The Chapters Are Short and Actionable
Each chapter ends with a small exercise or prompt. These aren’t complicated. They’re things like writing a list, sitting quietly for a few minutes, or saying something out loud. You don’t need a journal, a therapist, or a whole afternoon. You can do most of these in five minutes.
That format makes the book easy to actually use. A lot of people read self-help books and never do anything with them. Sincero makes it hard to use that excuse.
It Meets You Where You Are
One of the strongest parts of this You Are a Badass review is acknowledging how well Sincero writes for readers who are new to personal development. If you’ve never read anything in this space, this book is a great entry point. It covers concepts like limiting beliefs, the subconscious mind, and the law of attraction in plain language that doesn’t require any background knowledge.

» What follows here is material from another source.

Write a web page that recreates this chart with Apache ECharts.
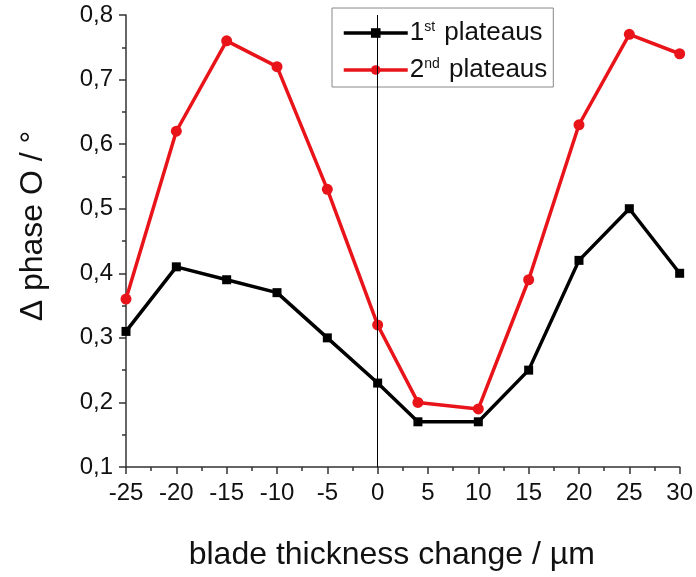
<!DOCTYPE html>
<html><head><meta charset="utf-8">
<script src="https://cdn.jsdelivr.net/npm/echarts@6/dist/echarts.min.js"></script>
<style>html,body{margin:0;padding:0;background:#fff}#c{width:696px;height:577px}</style>
</head><body><div id="c"></div>
<script>
const xValues = [-25, -20, -15, -10, -5, 0, 4, 10, 15, 20, 25, 30];
const plateau1 = [0.31, 0.41, 0.39, 0.37, 0.30, 0.23, 0.17, 0.17, 0.25, 0.42, 0.50, 0.40];
const plateau2 = [0.36, 0.62, 0.76, 0.72, 0.53, 0.32, 0.20, 0.19, 0.39, 0.63, 0.77, 0.74];
const seriesNames = ['1st plateaus', '2nd plateaus'];

const font = '"Liberation Sans", Arial, sans-serif';
const chart = echarts.init(document.getElementById('c'));
const pairs = arr => xValues.map((x, i) => [x, arr[i]]);
chart.setOption({
  animation: false,
  grid: {left: 126, right: 15, top: 15, bottom: 110},
  legend: {
    left: 332, top: 8, orient: 'vertical',
    backgroundColor: '#fff', borderColor: '#888', borderWidth: 1,
    padding: [12, 6, 4, 10], itemGap: 11, itemWidth: 64, itemHeight: 12,
    lineStyle: {width: 3.5},
    data: seriesNames,
    formatter: n => n.startsWith('1') ? '{a|1}{s|st}{a| plateaus}' : '{a|2}{s|nd}{a| plateaus}',
    textStyle: {
      fontFamily: font, fontSize: 26, color: '#111', padding: [0, 0, 0, -3],
      rich: {
        a: {fontFamily: font, fontSize: 26, color: '#111'},
        s: {fontFamily: font, fontSize: 14, color: '#111', verticalAlign: 'top', padding: [0, 2, 12, 0]}
      }
    }
  },
  xAxis: {
    type: 'value', min: -25, max: 30, interval: 5,
    name: 'blade thickness change / µm', nameLocation: 'middle', nameGap: 72,
    nameTextStyle: {fontFamily: font, fontSize: 32, color: '#111', padding: [0, 22, 0, 0]},
    axisLine: {onZero: false, lineStyle: {color: '#333', width: 1.5}},
    axisTick: {show: true, inside: false, length: 7, lineStyle: {color: '#333', width: 1.5}},
    minorTick: {show: true, splitNumber: 2, length: 4, lineStyle: {color: '#333', width: 1.5}},
    axisLabel: {fontFamily: font, fontSize: 24, color: '#111', margin: 14},
    splitLine: {show: false}
  },
  yAxis: {
    type: 'value', min: 0.1, max: 0.8, interval: 0.1,
    name: 'Δ phase O / °', nameLocation: 'middle', nameGap: 77,
    nameTextStyle: {fontFamily: font, fontSize: 32, color: '#111', padding: [0, 0, 0, 30]},
    axisLine: {show: true, onZero: false, lineStyle: {color: '#333', width: 1.5}},
    axisTick: {show: true, inside: false, length: 7, lineStyle: {color: '#333', width: 1.5}},
    minorTick: {show: true, splitNumber: 2, length: 4, lineStyle: {color: '#333', width: 1.5}},
    axisLabel: {fontFamily: font, fontSize: 24, color: '#111', margin: 13,
      formatter: v => v.toFixed(1).replace('.', ',')},
    splitLine: {show: false}
  },
  series: [
    {
      name: seriesNames[0], type: 'line', data: pairs(plateau1), clip: true,
      symbol: 'rect', symbolSize: 9,
      lineStyle: {color: '#000', width: 3.5}, itemStyle: {color: '#000'},
      markLine: {silent: true, symbol: 'none', label: {show: false},
        lineStyle: {color: '#000', width: 1, type: 'solid'}, data: [{xAxis: 0}]},
      z: 2
    },
    {
      name: seriesNames[1], type: 'line', data: pairs(plateau2), clip: true,
      symbol: 'circle', symbolSize: 11,
      lineStyle: {color: '#e8141a', width: 3.5}, itemStyle: {color: '#e8141a'},
      z: 3
    }
  ]
});
</script></body></html>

She also doesn’t assume you have money, connections, or a perfect life situation. She wrote it from a place of not having those things. That comes through.

The Energy Is Motivating
Some books make you feel tired. This one makes you want to get up and do something. That’s not nothing. If you’re in a rut or feeling stuck, the tone of this book can genuinely shift your mood. Sometimes that’s exactly what you need.
What the Book Gets Wrong
The Law of Attraction Sections Feel Thin
Sincero leans into the idea that the universe will send you what you put out. She talks about visualizing, raising your “frequency,” and trusting that good things will come if you believe hard enough.
For some readers, this is meaningful. For others, it’s where the book starts to lose credibility. There’s no real evidence offered for these claims, and the advice can feel like magical thinking when you’re dealing with real, concrete problems.
If you’re a skeptic by nature, these sections may be where you check out.
It Repeats Itself
The book is short, but it still circles back to the same core ideas more than once. By chapter 15, you’ll have heard variations of “stop letting fear run your life” many times. The repetition isn’t always a problem, but it does make parts of the book feel padded.
It Doesn’t Go Very Deep
You Are a Badass is a 200-page motivational push, not a deep psychological study. If you’ve already read books like The Power of Now, Atomic Habits, or Man’s Search for Meaning, this one may feel surface-level.
It’s not trying to be a deep book. But it’s worth knowing what you’re getting: inspiration and a push, not a full system for change.
Who Should Read This Book?
This book is a great fit if:
- You’re new to self-help and want an easy starting point
- You feel stuck and need a mindset reset
- You’ve been too hard on yourself for too long and need someone to tell you to stop
- You want something fast, fun, and light that still carries real ideas
It’s probably not the right pick if:
- You’re looking for a deep, research-based approach to behavior change
- You’re skeptical of spiritual or universe-based ideas
- You’ve already read a lot in this genre and want something new
Check out Jen Sincero’s full author profile and book list on Goodreads to get a fuller picture of her work.

You Are a Badass Review: Final Verdict
Here’s the honest answer: this book does what it sets out to do. It’s motivational, easy to read, and packed with enough real talk to feel useful. The You Are a Badass review that gets it right is the one that doesn’t oversell or undercredit it.
It’s not going to solve every problem in your life. It’s not going to replace therapy or a solid action plan. But if you need a shot of confidence and a permission slip to stop playing small, this book gives you that.
The readers who get the most out of it are the ones who treat it as a starting point, not a finish line. Read it, do the exercises, let it move you, and then keep going.
Jen Sincero wrote a book that’s easy to dismiss and hard to put down once you start. That’s a rarer combination than it sounds.